Scanning the horizon for clouds that might have wind under them, I could hardly believe my eyes when a white sail appeared! "HEY, sail ho!" They were moving fast, so they must be motorsailing. We called them immediately on the VHF radio, and they answered, dropped their genoa and motored toward us. We didn't get their names yet because they're Japanese and have limited English, but the boat was a Contest 38 named Gaku. Turns out they actually know our other Japanese friends! They met Dai on Summersalt and know Yoshi and Fumi on Foxglove, and have heard of Yasuo and Michiko, our two former Dana-owner friends. "You have a lot of friends in Japan!" they exclaimed. Wow, even in mid-ocean it's still a village!

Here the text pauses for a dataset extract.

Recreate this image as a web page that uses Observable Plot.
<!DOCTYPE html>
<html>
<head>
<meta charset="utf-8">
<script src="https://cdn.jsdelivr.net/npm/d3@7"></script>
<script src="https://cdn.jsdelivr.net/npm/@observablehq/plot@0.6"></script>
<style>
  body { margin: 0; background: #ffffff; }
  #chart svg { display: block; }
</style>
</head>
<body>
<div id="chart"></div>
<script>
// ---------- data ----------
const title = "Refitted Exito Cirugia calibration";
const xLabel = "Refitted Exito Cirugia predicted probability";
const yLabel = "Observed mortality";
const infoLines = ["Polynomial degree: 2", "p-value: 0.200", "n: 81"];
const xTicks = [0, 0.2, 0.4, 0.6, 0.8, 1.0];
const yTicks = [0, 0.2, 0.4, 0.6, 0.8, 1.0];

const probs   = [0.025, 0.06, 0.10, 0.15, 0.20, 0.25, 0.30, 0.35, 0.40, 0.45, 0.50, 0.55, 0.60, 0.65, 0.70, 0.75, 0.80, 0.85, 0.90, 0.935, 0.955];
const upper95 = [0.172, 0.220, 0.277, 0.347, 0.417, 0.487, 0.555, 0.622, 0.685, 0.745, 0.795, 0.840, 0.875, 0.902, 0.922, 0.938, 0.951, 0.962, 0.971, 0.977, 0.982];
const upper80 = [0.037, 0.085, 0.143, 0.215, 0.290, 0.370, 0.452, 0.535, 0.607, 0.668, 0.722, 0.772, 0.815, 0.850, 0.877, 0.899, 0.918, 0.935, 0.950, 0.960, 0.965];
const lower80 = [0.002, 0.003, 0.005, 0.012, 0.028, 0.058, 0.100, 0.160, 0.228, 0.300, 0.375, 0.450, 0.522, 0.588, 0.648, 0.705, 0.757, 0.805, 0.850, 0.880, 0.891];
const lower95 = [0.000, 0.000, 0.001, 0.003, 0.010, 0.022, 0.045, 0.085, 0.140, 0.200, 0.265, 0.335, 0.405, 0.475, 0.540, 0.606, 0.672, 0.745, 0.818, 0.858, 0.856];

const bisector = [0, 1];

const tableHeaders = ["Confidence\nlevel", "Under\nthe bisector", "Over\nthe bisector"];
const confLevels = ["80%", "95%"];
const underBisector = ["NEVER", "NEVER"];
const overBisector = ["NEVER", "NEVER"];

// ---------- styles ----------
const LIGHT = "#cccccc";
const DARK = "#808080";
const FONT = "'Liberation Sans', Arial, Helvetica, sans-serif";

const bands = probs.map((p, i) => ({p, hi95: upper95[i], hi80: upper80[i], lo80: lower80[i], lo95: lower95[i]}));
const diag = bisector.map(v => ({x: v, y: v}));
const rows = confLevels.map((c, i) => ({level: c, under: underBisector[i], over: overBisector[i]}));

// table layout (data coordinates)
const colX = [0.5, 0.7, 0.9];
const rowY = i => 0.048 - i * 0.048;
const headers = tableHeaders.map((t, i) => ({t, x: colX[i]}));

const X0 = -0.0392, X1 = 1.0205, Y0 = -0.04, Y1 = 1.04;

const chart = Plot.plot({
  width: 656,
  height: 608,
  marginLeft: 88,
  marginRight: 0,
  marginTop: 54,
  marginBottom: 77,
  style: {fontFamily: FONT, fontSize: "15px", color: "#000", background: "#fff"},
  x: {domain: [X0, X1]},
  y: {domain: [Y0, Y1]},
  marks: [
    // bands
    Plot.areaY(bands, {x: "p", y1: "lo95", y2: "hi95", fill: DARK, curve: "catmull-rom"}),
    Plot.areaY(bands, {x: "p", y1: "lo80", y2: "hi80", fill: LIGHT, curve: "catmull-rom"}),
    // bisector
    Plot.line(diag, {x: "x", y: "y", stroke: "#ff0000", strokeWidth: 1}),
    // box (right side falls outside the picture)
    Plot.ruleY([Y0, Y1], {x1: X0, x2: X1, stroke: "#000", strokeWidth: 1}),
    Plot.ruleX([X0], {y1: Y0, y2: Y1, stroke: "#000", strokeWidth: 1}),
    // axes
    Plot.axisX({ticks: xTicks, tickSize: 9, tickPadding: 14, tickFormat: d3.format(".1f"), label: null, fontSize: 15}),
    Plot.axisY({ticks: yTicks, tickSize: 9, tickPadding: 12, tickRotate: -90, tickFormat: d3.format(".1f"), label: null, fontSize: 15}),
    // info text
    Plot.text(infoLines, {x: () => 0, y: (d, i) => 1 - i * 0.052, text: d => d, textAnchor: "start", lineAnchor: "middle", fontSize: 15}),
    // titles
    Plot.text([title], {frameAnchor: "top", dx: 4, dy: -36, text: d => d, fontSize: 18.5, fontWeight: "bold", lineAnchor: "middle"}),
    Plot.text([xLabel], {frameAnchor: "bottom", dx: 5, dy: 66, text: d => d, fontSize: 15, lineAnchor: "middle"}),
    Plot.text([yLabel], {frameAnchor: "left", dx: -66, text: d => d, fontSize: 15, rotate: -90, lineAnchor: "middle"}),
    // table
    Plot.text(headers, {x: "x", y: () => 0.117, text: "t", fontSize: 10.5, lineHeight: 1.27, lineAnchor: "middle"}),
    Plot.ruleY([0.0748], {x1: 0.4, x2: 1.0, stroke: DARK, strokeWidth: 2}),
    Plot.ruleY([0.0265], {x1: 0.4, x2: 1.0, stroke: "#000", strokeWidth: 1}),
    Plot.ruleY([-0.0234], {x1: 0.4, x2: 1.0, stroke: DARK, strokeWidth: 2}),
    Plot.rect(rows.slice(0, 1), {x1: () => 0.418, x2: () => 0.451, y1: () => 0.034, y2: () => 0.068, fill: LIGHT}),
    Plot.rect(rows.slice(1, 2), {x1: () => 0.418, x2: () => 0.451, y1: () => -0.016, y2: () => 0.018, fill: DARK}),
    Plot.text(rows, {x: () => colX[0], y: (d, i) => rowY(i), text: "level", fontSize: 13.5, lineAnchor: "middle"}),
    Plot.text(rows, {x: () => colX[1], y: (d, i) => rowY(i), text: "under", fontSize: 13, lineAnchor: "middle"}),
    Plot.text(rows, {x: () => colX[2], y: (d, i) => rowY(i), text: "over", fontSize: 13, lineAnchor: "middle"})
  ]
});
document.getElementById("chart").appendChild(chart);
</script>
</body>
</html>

They asked, "Do you have enough beer and food?" which made me wonder if they already knew Jim and were hiding the fact. We laughed and said yes, and then we wanted to cry as we watched them motor off at five or six knots. What a treat to see another boat, our first since day 7 when we chatted with the Russian freighter in the Panama Canal-to-Yokohama shipping lane. We haven't seen a plane, or even jet contrails since then.

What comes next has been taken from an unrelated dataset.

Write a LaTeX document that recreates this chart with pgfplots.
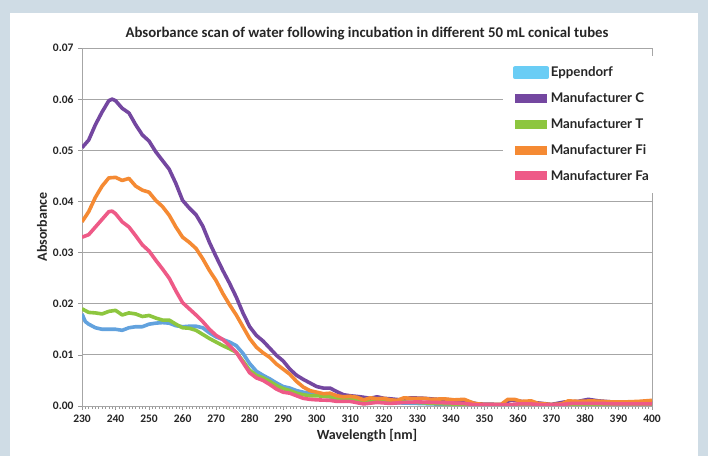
\documentclass[border=0pt]{standalone}
\usepackage{pgfplots}
\pgfplotsset{compat=1.18}
\usepackage{fontspec}
\setmainfont{Carlito}
\newfontfamily\legfont{Lato}
\definecolor{bgc}{HTML}{CFDCE5}
\definecolor{cepp}{HTML}{62A2DE}
\definecolor{ceppleg}{HTML}{6ACDF5}
\definecolor{cC}{HTML}{7447A0}
\definecolor{cT}{HTML}{8DC63F}
\definecolor{cFi}{HTML}{F58A33}
\definecolor{cFa}{HTML}{EE5A87}
\begin{document}
\begin{tikzpicture}[x=1bp,y=1bp]
\fill[bgc] (0,0) rectangle (708,456);
\fill[white] (10,0) rectangle (698,443);
\node[font=\bfseries\fontsize{14.8bp}{16bp}\selectfont, text=black!85] at (367,422) {Absorbance scan of water following incubation in different 50 mL conical tubes};
\begin{axis}[
  at={(82bp,50bp)}, anchor=south west,
  scale only axis, width=570bp, height=358bp,
  xmin=230, xmax=400, ymin=0, ymax=0.07,
  xtick={230,240,...,400}, minor x tick num=9,
  ytick={0,0.01,0.02,0.03,0.04,0.05,0.06,0.07},
  yticklabel style={xshift=-1bp, /pgf/number format/.cd, fixed, fixed zerofill, precision=2},
  /pgf/number format/assume math mode=true,
  scaled y ticks=false,
  tick pos=left, tick align=outside,
  major tick length=4bp, minor tick length=3bp,
  every tick/.style={black!40, line width=0.6bp},
  ymajorgrids, grid style={black!35, line width=0.8bp},
  axis line style={black!35, line width=0.8bp},
  ticklabel style={font=\bfseries\fontsize{11.5bp}{13bp}\selectfont, text=black!85},
  xticklabel style={yshift=-1bp},
  xlabel={Wavelength [nm]}, ylabel={Absorbance},
  label style={font=\bfseries\fontsize{14bp}{15bp}\selectfont, text=black!85},
  xlabel style={yshift=0bp},
  ylabel style={yshift=-1bp},
  legend cell align=left,
  legend style={at={(0.7386,0.978)}, anchor=north west, draw=none, fill=white,
    inner xsep=10bp, inner ysep=9bp,
    font=\legfont\bfseries\fontsize{13.3bp}{15bp}\selectfont, text=black!85,
    row sep=10.5bp,
    /tikz/every even column/.append style={column sep=5bp}},
  legend image code/.code={\fill[#1,draw=none] (0bp,-4.5bp) rectangle (32bp,4.5bp);},
  every axis plot/.append style={line width=3.6bp, line join=round}
]
\addplot[cepp, legend image code/.code={\fill[ceppleg] (0bp,-4.5bp) rectangle (32bp,4.5bp);}] coordinates {
(230,0.0180)(231,0.0165)(232,0.0160)(234,0.0153)(236,0.0150)(238,0.0150)(240,0.0150)(242,0.0148)(244,0.0153)(246,0.0155)(248,0.0155)(250,0.0160)(252,0.0162)(254,0.0163)(256,0.0162)(258,0.0157)(260,0.0155)(262,0.0156)(264,0.0156)(266,0.0153)(268,0.0143)(270,0.0135)(272,0.0130)(274,0.0125)(276,0.0118)(278,0.0103)(280,0.0083)(282,0.0068)(284,0.0060)(286,0.0053)(288,0.0045)(290,0.0038)(292,0.0035)(294,0.0030)(296,0.0027)(298,0.0025)(300,0.0022)(304,0.0018)(308,0.0012)(312,0.0010)(316,0.0008)(320,0.0008)(325,0.0006)(330,0.0005)(340,0.0003)(350,0.0001)(400,0.0001)
};
\addlegendentry{Eppendorf}
\addplot[cC] coordinates {
(230,0.0505)(232,0.0520)(234,0.0550)(236,0.0575)(238,0.0597)(239,0.0600)(240,0.0597)(242,0.0582)(244,0.0573)(246,0.0550)(248,0.0530)(250,0.0518)(252,0.0497)(254,0.0480)(256,0.0463)(258,0.0435)(260,0.0402)(262,0.0387)(264,0.0374)(266,0.0352)(268,0.0320)(270,0.0292)(272,0.0265)(274,0.0240)(276,0.0213)(278,0.0182)(280,0.0155)(282,0.0138)(284,0.0127)(286,0.0113)(288,0.0099)(290,0.0088)(292,0.0072)(294,0.0060)(296,0.0052)(298,0.0045)(300,0.0038)(302,0.0035)(304,0.0035)(306,0.0028)(308,0.0022)(310,0.0020)(313,0.0018)(316,0.0015)(318,0.0018)(320,0.0015)(322,0.0014)(325,0.0012)(328,0.0016)(332,0.0015)(336,0.0013)(340,0.0012)(344,0.0010)(348,0.0004)(355,0.0003)(358,0.0012)(362,0.0008)(366,0.0006)(370,0.0003)(374,0.0008)(378,0.0009)(381,0.0013)(384,0.0010)(388,0.0008)(392,0.0008)(396,0.0008)(400,0.0009)
};
\addlegendentry{Manufacturer C}
\addplot[cT] coordinates {
(230,0.0190)(232,0.0183)(234,0.0182)(236,0.0180)(238,0.0185)(240,0.0187)(242,0.0178)(244,0.0182)(246,0.0180)(248,0.0175)(250,0.0177)(252,0.0172)(254,0.0168)(256,0.0168)(258,0.0160)(260,0.0153)(262,0.0152)(264,0.0148)(266,0.0140)(268,0.0132)(270,0.0125)(272,0.0118)(274,0.0112)(276,0.0105)(278,0.0088)(280,0.0070)(282,0.0060)(284,0.0055)(286,0.0048)(288,0.0040)(290,0.0034)(292,0.0030)(294,0.0025)(296,0.0022)(298,0.0020)(300,0.0020)(304,0.0018)(308,0.0013)(312,0.0012)(316,0.0009)(320,0.0009)(325,0.0008)(330,0.0007)(335,0.0005)(340,0.0004)(344,0.0002)(350,0.0001)(400,0.0002)
};
\addlegendentry{Manufacturer T}
\addplot[cFi] coordinates {
(230,0.0360)(232,0.0380)(234,0.0408)(236,0.0430)(238,0.0446)(240,0.0447)(242,0.0441)(244,0.0445)(246,0.0430)(248,0.0422)(250,0.0418)(252,0.0402)(254,0.0390)(256,0.0373)(258,0.0350)(260,0.0330)(262,0.0320)(264,0.0308)(266,0.0288)(268,0.0265)(270,0.0245)(272,0.0220)(274,0.0198)(276,0.0178)(278,0.0155)(280,0.0132)(282,0.0115)(284,0.0104)(286,0.0095)(288,0.0082)(290,0.0072)(292,0.0062)(294,0.0048)(296,0.0037)(298,0.0030)(300,0.0027)(302,0.0024)(304,0.0025)(306,0.0020)(308,0.0018)(310,0.0019)(312,0.0017)(314,0.0012)(316,0.0016)(318,0.0014)(320,0.0015)(322,0.0012)(324,0.0011)(326,0.0016)(328,0.0015)(332,0.0015)(334,0.0013)(338,0.0014)(341,0.0012)(344,0.0013)(347,0.0005)(350,0.0003)(355,0.0003)(357,0.0013)(359,0.0013)(361,0.0009)(364,0.0010)(366,0.0005)(370,0.0003)(373,0.0004)(375,0.0010)(378,0.0009)(382,0.0010)(385,0.0009)(388,0.0008)(392,0.0008)(396,0.0009)(398,0.0010)(400,0.0011)
};
\addlegendentry{Manufacturer Fi}
\addplot[cFa] coordinates {
(230,0.0330)(232,0.0335)(234,0.0350)(236,0.0365)(238,0.0380)(239,0.0381)(240,0.0376)(242,0.0360)(244,0.0350)(246,0.0333)(248,0.0315)(250,0.0303)(252,0.0285)(254,0.0268)(256,0.0250)(258,0.0225)(260,0.0202)(262,0.0190)(264,0.0178)(266,0.0165)(268,0.0150)(270,0.0138)(272,0.0130)(274,0.0118)(276,0.0105)(278,0.0085)(280,0.0065)(282,0.0055)(284,0.0050)(286,0.0042)(288,0.0033)(290,0.0027)(292,0.0025)(294,0.0020)(296,0.0015)(298,0.0013)(300,0.0012)(304,0.0011)(306,0.0009)(310,0.0009)(314,0.0004)(318,0.0007)(322,0.0005)(326,0.0007)(330,0.0008)(335,0.0007)(340,0.0006)(344,0.0005)(348,0.0002)(352,0.0002)(356,0.0002)(360,0.0004)(364,0.0004)(368,0.0002)(372,0.0002)(376,0.0005)(380,0.0005)(385,0.0005)(390,0.0004)(395,0.0004)(400,0.0004)
};
\addlegendentry{Manufacturer Fa}
\end{axis}
\end{tikzpicture}
\end{document}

So, resigned to waiting for wind, we hove-to, sort of, in a 4-6 foot swell, with reefed main and staysail. It's not really heaving-to in the technical sense, but it is a form of parking the boat in a certain position. Reefing the main sounds counterintuitive, but it reduces the level of maddening (and chafe-inducing) slatting we'd otherwise endure with full sails while trying to keep the boat generally oriented in the direction we want to go. One experiment with sails and helm positioning resulted in perfect alignment in the desired direction, going 1 knot... perfectly backwards. Nope, the bow is the pointy end, not the stern. Try again!
It's odd to realize that sometimes in light winds you have to reef the main to balance the boat enough for the self-steering vane to work, because big seas continually push the boat off course, adding to the directional confusion. As a result, there are 2 choices: maximize speed with full sails and steer by hand, or balance the sails, go a little slower and let the vane steer. That's a no-brainer on a long voyage. We've been becalmed in wind that on a flat sea would let you ghost along, but that's impossible with these swells of 1 to 2 meters.
Jim figured out a good strategy for when the vane won't steer because the too-light winds have made the helm feel mushy. Induce lee helm (or weather helm if you prefer) to deliberately unbalance the boat in a known direction, and then correct the imbalance with the vane, using one rather than both lines leading to the tiller. That way there's lots of room for the tiller to swing, yet a firm corrective force opposite the induced veering off. It worked pretty well, when nothing else would. I asked him, "How'd you come up with that?"
"You just have to think outside the boat," he said.
Eventually we settled on a double reefed main let out 45 degrees to starboard, a tightly sheeted staysail, and the helm amidships, held in place with a bungee cord. This kept us pointed in roughly the right direction in the calm, ready to unreef the main and unfurl the genoa when the wind returned. We stayed there into the evening, and the most spectacular sunset of the voyage was our reward. There was even a good-sized green flash. This proves the adage, "Red sky at night, sailor's delight."
Finally a wind sprang up around 9:30 pm, and we've been moving well since, in a fairly steady 8-10 knot SE breeze. With less than 100 miles to go, we hope to make landfall the day after tomorrow. But as you know by now, there are no guarantees. However, hope springs eternal.